Firstly, the boundaries between different deities disappear and many begin to look like duplicates of each other. And secondly, the ancient texts rarely make an effort to 'define' their gods in terms of nature definitions. Instead, one is just offered detailed stories of the 'deeds' and 'looks' of these gods. The archaic state of mythology gives the strong impression that the worship of deities had little to do with a conscious attempt to categorize nature.

Instead, it directly flowed forth from a series of extremely impressive, arguably traumatizing experiences mankind had had with forces of nature rarely experienced today. From the start, the 'gods' and 'goddesses' were merely labels for recognizable and active forces observed in a dangerously active sky. It was only long afterwards that people looking at a quiescent sky began to extract rational paradigms from the jumble of remembered customs and traditions they had inherited.

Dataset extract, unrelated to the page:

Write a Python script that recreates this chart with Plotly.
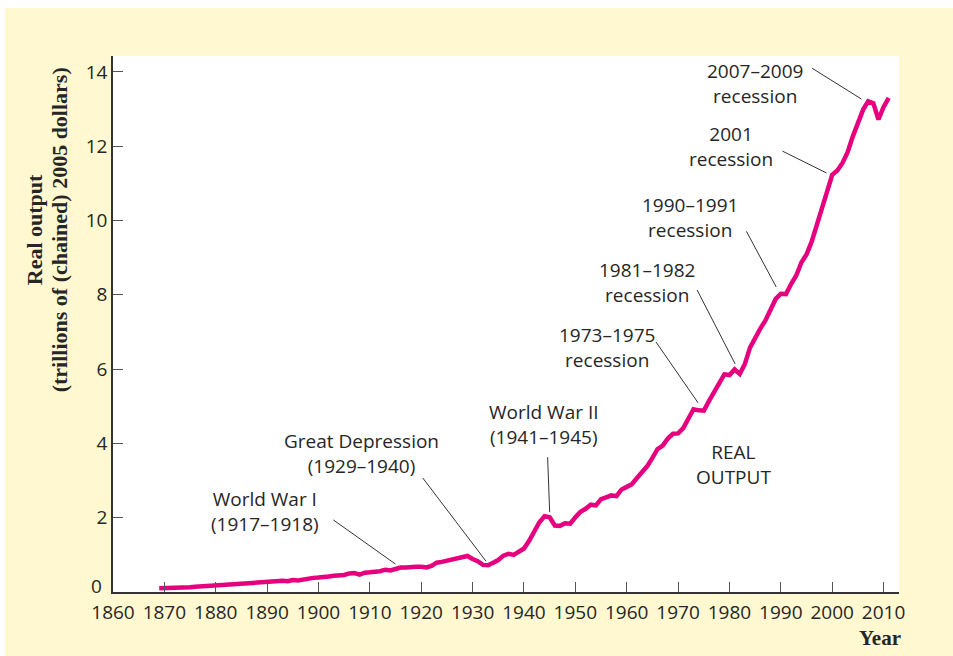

While the customary dictionary definitions of deities are not exactly wrong, they tend to detract from the mythical events in which these gods are merely actors. Whoever can suspend any preconceived ideas about the 'nature of the gods' and listens in to the myths themselves will repeatedly be drawn to the cycle of creation myths, in which the axis mundi or world axis plays the prominent role.

In the earliest Vedic texts, Agni surely signifies fire, but this is specifically the column of fire and smoke that rose up from the altar that symbolically marked the 'navel of the world': "Eager he rises like the new-wrought pillar which, firmly set and fixed, anoints the victims." This vaporous column is none other than the tree of life: "The other fires are, verily, thy branches; the Immortals all rejoice in thee, O Agni. Center art thou, Vaiśvānara, of the people, sustaining men like a deep-founded pillar. The forehead of the sky, earth's center, Agni became the messenger of earth and heaven."

In recent years, an interdisciplinary study of mythology and plasma physics has suggested that highly uncommon electromagnetic events observed in the earth's atmosphere and ionosphere could successfully account for a large segment of the visual content of ancient creation mythology. In view of this, it may prove fruitful for future mythologists not to concentrate so much on the individual 'biographies' of the gods as on the 'bigger picture' of the mythical events themselves, specifically on the visual templates suggested by cross-cultural mythical archetypes.